Some of the criticism may be signs of envy that China has achieved so much at a speed and cost that other countries cannot
match. Many multinational companies also resent China for tweaking foreign designs and building the equipment itself
rather than importing it.
China’s high-speed rail network is already the world’s largest and among its fastest, and more lines are being built. Passenger
rail traffic leapt to 1.68 billion trips last year, up 9.9 percent from 2009.
A new line from Beijing to Shanghai is scheduled to be finished by year’s end. It will whisk passengers across a distance equal
to a trip between New York and Atlanta in less than five hours. Amtrak trains require 18 hours for the journey.
The effort’s success has earned admiration worldwide and had turned Mr. Liu into a global salesman for Chinese rail
technology. In recent years he and others have sealed deals or opened talks for rail projects in Iran, Russia, Bulgaria, Turkey
and elsewhere, including in California.
But projects of this scale in China inevitably involve corruption, and Mr. Liu’s downfall suggests that the Railways Ministry is
by no means an exception.
Reports in the Chinese press suggest that a broad inquiry into ministry corruption is under way. The business journal Caixin reported that
Ding Shumiao, who leads a conglomerate in Shanxi Province, was being investigated in connection with a
contract to supply noise barriers along high-speed rail lines.

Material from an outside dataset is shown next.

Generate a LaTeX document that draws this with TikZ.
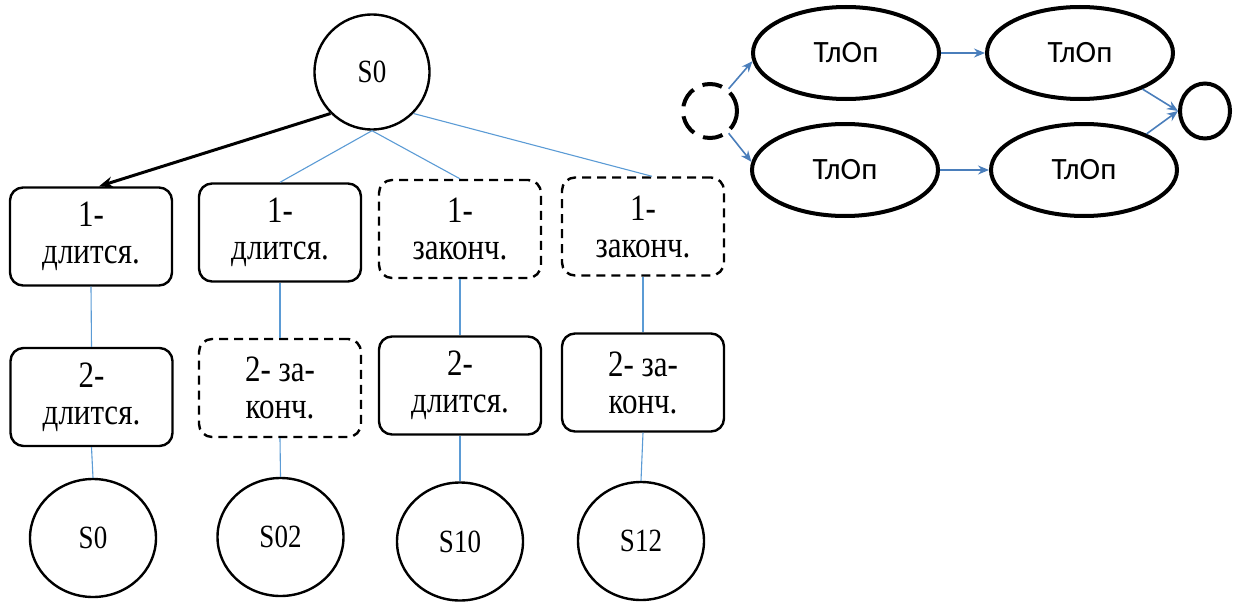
\documentclass[tikz,border=0pt]{standalone}
\usepackage{fontspec}
\usepackage{graphicx}
\setmainfont{Liberation Serif}
\newfontfamily\calib{Carlito}
\usetikzlibrary{shapes.geometric,arrows.meta}
\definecolor{treeblue}{HTML}{5B9BD5}
\definecolor{arrblue}{HTML}{4A7EBB}
\newcommand\tallt[1]{\scalebox{1}[1.2]{#1}}
\tikzset{
  boxsolid/.style={draw, line width=2.4pt, rounded corners=13pt, minimum width=162pt, minimum height=98pt, align=center, inner sep=0pt, font=\fontsize{31}{37}\selectfont},
  boxdash/.style={boxsolid, dash pattern=on 9pt off 6pt},
  state/.style={draw, ellipse, line width=2.4pt, minimum width=126pt, minimum height=118pt, inner sep=0pt, font=\fontsize{27}{32}\selectfont},
  oper/.style={draw, ellipse, line width=4pt, minimum width=186pt, minimum height=92pt, inner sep=0pt, font=\calib\fontsize{31}{36}\selectfont},
  treeline/.style={treeblue, line width=1.1pt},
  flow/.style={arrblue, line width=1.6pt, -{Stealth[length=11pt,width=9pt]}},
}
\begin{document}
\begin{tikzpicture}[x=1pt,y=-1pt]
\useasboundingbox (0,0) rectangle (1245,602);
% tree
\node[state, minimum width=115pt, minimum height=115pt] (s0) at (372,72) {\tallt{S0}};
\node[boxsolid] (a1) at (91,236.5) {\tallt{1-}\\\tallt{длится.}};
\node[boxsolid] (b1) at (280,232.5) {\tallt{1-}\\\tallt{длится.}};
\node[boxdash] (c1) at (460,229) {\tallt{1-}\\\tallt{законч.}};
\node[boxdash] (d1) at (643,226.5) {\tallt{1-}\\\tallt{законч.}};
\node[boxsolid] (a2) at (91.5,397) {\tallt{2-}\\\tallt{длится.}};
\node[boxdash] (b2) at (280,388) {\tallt{2- за-}\\\tallt{конч.}};
\node[boxsolid] (c2) at (460,385.5) {\tallt{2-}\\\tallt{длится.}};
\node[boxsolid] (d2) at (643,382.5) {\tallt{2- за-}\\\tallt{конч.}};
\node[state] (e1) at (93,538) {\tallt{S0}};
\node[state] (e2) at (280.5,537) {\tallt{S02}};
\node[state] (e3) at (460,541.5) {\tallt{S10}};
\node[state] (e4) at (641,541) {\tallt{S12}};
\draw[line width=3pt, -{Stealth[length=14pt,width=11pt]}] (s0.225) -- ([xshift=8pt]a1.north);
\draw[treeline] (s0.south) -- (b1.north);
\draw[treeline] (s0.south) -- (c1.north);
\draw[treeline] (s0.-45) -- ([xshift=9pt]d1.north);
\draw[treeline] (a1.south) -- (a2.north);
\draw[treeline] (b1.south) -- (b2.north);
\draw[treeline] (c1.south) -- (c2.north);
\draw[treeline] (d1.south) -- (d2.north);
\draw[treeline] (a2.south) -- (e1.north);
\draw[treeline] (b2.south) -- (e2.north);
\draw[treeline] (c2.south) -- (e3.north);
\draw[treeline] (d2.south) -- (e4.north);
% right network
\node[draw, circle, line width=4pt, dash pattern=on 20pt off 10pt, minimum size=54pt, inner sep=0pt] (st) at (710,111) {};
\node[oper] (o1) at (846,53) {ТлОп};
\node[oper] (o2) at (1080,53) {ТлОп};
\node[oper] (o3) at (845,170) {ТлОп};
\node[oper] (o4) at (1084,170) {ТлОп};
\node[draw, ellipse, line width=4pt, minimum width=50pt, minimum height=55pt, inner sep=0pt] (fin) at (1205,111) {};
\draw[flow] (st.50) -- (o1.185);
\draw[flow] (st.-50) -- (o3.175);
\draw[flow] (o1.east) -- (o2.west);
\draw[flow] (o3.east) -- (o4.west);
\draw[flow] (o2.-30) -- (fin.west);
\draw[flow] (o4.30) -- (fin.west);
\end{tikzpicture}
\end{document}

The Economic Observer reported last month that Communist Party disciplinary officials had detained Luo Jinbao, a former
Railways Ministry official who also had led two state-controlled companies involved in rail logistics. The ministry is building
18 modern rail-shipping centers across China.
Neither case has been officially linked to Mr. Liu’s dismissal. But The Economic Observer, citing an unnamed Shanxi
coal-mining executive, said that Mr. Luo had brought Ms. Ding and Mr. Liu together in 2000.
Two people with ties to the ministry said this week that the inquiry into Mr. Liu involved the ministry’s purchase of
noise-reduction barriers for high-speed rail, which could point to Ms. Ding’s company. Both people refused to be identified
out of fear that they would damage their access to ministry officials.
Railroad finances are yet another worry. Analysts have warned that the construction schedule ordered by Mr. Liu threatens to
push the ministry’s debt — already $170 billion last fall — to an unsustainable level.
A 2010 analysis by China Minsheng Bank, reported this week by Caijing, found that the ministry’s debts equaled 56 percent of
its assets and could reach $455 billion, or 70 percent of its assets, by 2020. In his last months on the job, Mr. Liu had begun
an aggressive program to deal with the debt by selling stakes in the railway to investors like large state-controlled banks.
The Minsheng report suggested that the high-speed network may remain a money-loser for the next 20 years, despite heavy
use. Ticket prices — several times those for a conventional train — have led to a backlash among some Chinese.
The timing of Mr. Liu’s dismissal may be significant: He was fired at the end of China’s Lunar New Year holiday, when trains
are jammed, tickets are scalped at exorbitant prices and passengers are angriest.
The Communist Party has long worried that corruption may undermine its credibility with the public. But outside analysts
agree that high-level officials are seldom sacked for corruption alone, in part because kickbacks, favoritism and other
below-board activities are so common.
Russell Leigh Moses, a scholar of the Chinese leadership, said that Mr. Liu’s dismissal could signal disquiet over whether
expansion of the rail system had gone too far, too fast.
“You don’t take someone down at that level of status unless they’ve done something really egregious,” said Mr. Moses, who
works in Beijing. “I don’t know whether it’s politics or policy. But I wouldn’t rule out the second.”